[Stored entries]
— BEGIN —

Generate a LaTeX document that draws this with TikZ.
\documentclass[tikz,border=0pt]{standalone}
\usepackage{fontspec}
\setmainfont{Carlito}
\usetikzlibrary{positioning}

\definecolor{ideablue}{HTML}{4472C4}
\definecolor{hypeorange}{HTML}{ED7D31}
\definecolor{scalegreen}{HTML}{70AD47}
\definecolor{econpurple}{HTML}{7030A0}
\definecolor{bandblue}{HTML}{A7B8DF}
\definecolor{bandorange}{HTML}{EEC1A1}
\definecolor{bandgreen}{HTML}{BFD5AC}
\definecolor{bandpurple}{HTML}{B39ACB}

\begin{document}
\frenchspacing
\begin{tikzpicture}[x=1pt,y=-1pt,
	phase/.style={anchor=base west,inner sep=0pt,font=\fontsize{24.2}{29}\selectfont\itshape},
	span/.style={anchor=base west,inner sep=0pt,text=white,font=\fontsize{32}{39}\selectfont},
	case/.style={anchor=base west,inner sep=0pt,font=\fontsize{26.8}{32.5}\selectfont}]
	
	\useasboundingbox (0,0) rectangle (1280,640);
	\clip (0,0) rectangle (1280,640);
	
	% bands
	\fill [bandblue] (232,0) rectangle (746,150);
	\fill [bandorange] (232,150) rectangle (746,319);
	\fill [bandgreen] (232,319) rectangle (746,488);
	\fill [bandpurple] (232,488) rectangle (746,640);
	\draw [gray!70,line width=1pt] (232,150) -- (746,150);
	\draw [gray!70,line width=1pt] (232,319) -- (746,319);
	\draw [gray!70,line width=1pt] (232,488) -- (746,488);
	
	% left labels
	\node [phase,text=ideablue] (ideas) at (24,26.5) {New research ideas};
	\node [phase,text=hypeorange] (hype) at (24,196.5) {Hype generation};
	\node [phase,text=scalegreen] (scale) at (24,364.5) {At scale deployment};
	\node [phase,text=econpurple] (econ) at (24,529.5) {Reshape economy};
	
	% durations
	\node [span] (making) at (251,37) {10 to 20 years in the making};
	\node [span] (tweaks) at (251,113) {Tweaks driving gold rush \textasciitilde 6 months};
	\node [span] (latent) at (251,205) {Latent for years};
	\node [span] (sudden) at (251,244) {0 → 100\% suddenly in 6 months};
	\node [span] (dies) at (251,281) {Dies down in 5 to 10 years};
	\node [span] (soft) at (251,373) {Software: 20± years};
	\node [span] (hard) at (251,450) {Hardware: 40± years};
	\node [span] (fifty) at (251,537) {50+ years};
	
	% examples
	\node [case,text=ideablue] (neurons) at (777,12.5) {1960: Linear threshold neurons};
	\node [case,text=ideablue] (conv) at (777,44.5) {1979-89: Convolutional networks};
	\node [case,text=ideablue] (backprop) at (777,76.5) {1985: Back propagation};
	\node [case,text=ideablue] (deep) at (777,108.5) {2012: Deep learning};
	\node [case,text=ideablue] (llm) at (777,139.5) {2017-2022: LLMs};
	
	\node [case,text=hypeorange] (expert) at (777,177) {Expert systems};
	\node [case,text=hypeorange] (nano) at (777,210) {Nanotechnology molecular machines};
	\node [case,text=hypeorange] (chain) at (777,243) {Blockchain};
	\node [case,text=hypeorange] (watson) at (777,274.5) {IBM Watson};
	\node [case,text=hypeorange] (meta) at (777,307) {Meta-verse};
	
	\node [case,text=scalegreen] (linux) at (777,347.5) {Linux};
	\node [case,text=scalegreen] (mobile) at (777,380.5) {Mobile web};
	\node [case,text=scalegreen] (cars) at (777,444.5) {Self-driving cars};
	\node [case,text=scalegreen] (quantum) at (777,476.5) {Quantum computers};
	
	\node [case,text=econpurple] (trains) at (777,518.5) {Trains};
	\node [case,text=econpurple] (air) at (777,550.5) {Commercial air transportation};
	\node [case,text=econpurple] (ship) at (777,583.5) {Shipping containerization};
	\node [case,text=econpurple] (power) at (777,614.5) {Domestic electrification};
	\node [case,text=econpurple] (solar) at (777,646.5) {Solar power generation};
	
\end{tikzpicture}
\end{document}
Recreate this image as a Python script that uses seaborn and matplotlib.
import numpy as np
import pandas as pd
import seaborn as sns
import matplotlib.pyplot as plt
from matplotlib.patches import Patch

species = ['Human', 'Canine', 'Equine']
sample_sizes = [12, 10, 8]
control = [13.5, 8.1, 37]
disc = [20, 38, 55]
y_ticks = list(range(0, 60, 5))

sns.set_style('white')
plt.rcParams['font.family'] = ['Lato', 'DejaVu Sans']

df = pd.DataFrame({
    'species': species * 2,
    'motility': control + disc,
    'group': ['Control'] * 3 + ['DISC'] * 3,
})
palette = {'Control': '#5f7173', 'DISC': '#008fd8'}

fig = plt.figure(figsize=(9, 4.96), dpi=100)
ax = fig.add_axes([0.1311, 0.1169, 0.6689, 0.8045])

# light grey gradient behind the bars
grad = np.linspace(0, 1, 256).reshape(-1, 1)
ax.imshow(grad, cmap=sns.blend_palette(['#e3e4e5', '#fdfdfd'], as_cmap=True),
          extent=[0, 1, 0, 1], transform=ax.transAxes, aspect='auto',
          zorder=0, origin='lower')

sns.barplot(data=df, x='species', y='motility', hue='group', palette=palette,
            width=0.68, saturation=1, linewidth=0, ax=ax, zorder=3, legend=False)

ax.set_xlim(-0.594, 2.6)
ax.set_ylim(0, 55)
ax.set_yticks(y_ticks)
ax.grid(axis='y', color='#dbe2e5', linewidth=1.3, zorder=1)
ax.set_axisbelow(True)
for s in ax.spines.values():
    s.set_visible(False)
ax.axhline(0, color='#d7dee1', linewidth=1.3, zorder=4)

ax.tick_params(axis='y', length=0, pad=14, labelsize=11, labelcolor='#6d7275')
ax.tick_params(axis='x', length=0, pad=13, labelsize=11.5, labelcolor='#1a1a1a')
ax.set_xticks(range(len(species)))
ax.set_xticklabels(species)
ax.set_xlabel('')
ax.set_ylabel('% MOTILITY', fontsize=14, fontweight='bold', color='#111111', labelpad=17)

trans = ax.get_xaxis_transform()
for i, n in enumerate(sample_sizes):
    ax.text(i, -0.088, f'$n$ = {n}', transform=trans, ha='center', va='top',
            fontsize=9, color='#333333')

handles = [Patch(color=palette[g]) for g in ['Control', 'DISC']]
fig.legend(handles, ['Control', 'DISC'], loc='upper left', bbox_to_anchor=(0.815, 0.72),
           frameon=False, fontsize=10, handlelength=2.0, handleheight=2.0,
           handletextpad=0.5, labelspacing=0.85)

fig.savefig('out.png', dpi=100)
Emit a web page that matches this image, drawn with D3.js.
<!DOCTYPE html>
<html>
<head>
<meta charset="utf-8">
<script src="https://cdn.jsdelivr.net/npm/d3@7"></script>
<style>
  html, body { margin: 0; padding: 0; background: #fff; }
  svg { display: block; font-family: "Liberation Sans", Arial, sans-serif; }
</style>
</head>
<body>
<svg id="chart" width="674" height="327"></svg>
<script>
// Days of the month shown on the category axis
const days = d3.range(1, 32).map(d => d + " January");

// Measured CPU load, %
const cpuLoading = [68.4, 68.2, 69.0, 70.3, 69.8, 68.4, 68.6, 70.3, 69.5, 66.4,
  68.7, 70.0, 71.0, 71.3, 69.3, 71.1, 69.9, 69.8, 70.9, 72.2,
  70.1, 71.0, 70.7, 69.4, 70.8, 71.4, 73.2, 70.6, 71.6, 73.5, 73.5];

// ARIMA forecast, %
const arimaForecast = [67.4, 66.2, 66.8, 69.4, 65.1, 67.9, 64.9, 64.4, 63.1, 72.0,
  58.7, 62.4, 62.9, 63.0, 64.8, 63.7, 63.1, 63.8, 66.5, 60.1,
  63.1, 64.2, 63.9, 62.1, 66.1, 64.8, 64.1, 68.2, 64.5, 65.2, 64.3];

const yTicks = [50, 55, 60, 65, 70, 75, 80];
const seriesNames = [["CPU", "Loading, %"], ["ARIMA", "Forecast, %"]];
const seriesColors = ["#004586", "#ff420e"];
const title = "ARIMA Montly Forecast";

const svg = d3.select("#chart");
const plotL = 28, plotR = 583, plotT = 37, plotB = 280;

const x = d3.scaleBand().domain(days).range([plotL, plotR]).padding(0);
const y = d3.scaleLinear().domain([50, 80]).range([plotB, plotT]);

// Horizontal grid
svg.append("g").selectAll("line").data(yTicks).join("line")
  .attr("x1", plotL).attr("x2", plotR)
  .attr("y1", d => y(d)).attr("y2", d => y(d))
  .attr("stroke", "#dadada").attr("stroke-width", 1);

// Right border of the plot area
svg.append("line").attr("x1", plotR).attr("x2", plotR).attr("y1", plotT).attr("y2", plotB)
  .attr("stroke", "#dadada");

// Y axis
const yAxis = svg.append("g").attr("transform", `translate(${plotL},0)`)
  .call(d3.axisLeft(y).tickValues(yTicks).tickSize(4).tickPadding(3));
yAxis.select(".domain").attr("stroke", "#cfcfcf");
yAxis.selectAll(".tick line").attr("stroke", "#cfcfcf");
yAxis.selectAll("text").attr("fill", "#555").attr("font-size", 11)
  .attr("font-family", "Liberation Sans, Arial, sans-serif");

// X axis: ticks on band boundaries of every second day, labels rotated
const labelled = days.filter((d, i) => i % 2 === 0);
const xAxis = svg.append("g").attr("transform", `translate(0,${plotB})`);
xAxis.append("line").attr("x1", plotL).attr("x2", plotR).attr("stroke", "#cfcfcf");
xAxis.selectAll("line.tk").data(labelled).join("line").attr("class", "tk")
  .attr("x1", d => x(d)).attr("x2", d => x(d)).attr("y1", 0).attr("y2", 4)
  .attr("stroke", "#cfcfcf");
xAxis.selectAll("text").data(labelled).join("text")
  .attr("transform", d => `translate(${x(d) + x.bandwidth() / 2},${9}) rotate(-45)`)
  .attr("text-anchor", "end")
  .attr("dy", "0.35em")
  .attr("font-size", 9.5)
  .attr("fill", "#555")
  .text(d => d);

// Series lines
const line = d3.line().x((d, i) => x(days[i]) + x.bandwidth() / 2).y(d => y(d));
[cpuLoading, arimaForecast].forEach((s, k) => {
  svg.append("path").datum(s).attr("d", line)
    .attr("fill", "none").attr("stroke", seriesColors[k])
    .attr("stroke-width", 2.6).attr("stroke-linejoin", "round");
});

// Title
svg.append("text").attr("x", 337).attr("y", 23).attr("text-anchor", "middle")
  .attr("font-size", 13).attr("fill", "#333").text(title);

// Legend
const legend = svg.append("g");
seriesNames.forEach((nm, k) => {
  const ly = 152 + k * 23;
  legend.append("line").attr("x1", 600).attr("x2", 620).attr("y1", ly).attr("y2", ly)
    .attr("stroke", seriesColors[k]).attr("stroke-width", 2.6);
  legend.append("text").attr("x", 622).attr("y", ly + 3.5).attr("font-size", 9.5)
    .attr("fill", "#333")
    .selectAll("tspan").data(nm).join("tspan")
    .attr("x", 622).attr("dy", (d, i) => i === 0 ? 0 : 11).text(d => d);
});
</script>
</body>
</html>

— END —

> _Short task_: Extract the lines from the line with "Recreate this image" to the line with "y_ticks = list(range(0, 60, 5))", inclusive, reproducing them exactly and leaving out every other line.

> _Complete answer_:
Recreate this image as a Python script that uses seaborn and matplotlib.
import numpy as np
import pandas as pd
import seaborn as sns
import matplotlib.pyplot as plt
from matplotlib.patches import Patch

species = ['Human', 'Canine', 'Equine']
sample_sizes = [12, 10, 8]
control = [13.5, 8.1, 37]
disc = [20, 38, 55]
y_ticks = list(range(0, 60, 5))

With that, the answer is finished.